United Envirotech, Ltd. (UE; UEL) is a company focused on environmental engineering and consulting. Founded in 2003 by Lin Yucheng and Goh Ching Wah, the company went public in 2004 and has been listed on the Singapore stock exchange (UENV) and traded in the United States and Germany.

In 2014 and 2015, news reports indicated that investment firms CITIC Group and Kohlberg Kravis Roberts were jointly seeking to acquire a controlling interest in the company through a newly created joint venture company, tentatively named "CKM".

==Ownership==
As of 2015, investment company Kohlberg Kravis Roberts owned about 30% of the company based on stock holdings.

As of 2023, its website stated that its major shareholders were CITIC Environment Investment Co Ltd, and China Reform Fund Envirotech Co., Ltd.

==Corporate governance==
As of 2015, the chairman and chief executive officer of the company was co-founder Lin Yucheng.

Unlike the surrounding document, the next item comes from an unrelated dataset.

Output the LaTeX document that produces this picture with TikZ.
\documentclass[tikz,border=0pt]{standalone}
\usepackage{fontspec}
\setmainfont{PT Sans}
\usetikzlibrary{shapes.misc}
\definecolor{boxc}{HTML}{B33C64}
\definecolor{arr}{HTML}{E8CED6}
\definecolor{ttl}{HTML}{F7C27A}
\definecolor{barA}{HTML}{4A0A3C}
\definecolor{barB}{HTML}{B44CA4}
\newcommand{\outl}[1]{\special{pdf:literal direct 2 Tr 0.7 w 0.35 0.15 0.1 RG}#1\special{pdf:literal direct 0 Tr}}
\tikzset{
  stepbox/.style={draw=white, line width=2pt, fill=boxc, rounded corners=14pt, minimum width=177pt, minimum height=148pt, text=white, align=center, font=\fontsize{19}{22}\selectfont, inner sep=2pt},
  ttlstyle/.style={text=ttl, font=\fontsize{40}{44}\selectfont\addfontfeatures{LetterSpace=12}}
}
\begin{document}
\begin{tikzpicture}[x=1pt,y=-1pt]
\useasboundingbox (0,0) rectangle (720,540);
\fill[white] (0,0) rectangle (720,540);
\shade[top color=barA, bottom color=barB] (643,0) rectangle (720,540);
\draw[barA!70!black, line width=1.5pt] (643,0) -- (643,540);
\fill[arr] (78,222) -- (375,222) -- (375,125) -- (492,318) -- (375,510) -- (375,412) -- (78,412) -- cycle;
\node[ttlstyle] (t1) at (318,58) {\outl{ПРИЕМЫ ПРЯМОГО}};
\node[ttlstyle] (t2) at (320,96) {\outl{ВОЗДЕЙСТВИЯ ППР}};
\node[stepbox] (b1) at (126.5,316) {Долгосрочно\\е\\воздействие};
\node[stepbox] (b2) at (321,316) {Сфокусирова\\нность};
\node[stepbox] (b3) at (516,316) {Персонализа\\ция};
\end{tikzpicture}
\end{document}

According to its website in 2023, its executive chairman was Sun Lei.

==Facilities==
In 2015, UEL was reported to be constructing a 100,000 litre/day capacity industrial wastewater treatment facility to serve (and with investment from) a petrochemical industrial park situated at the start of the West–East Gas Pipeline in Luntai County, Xinjiang, China.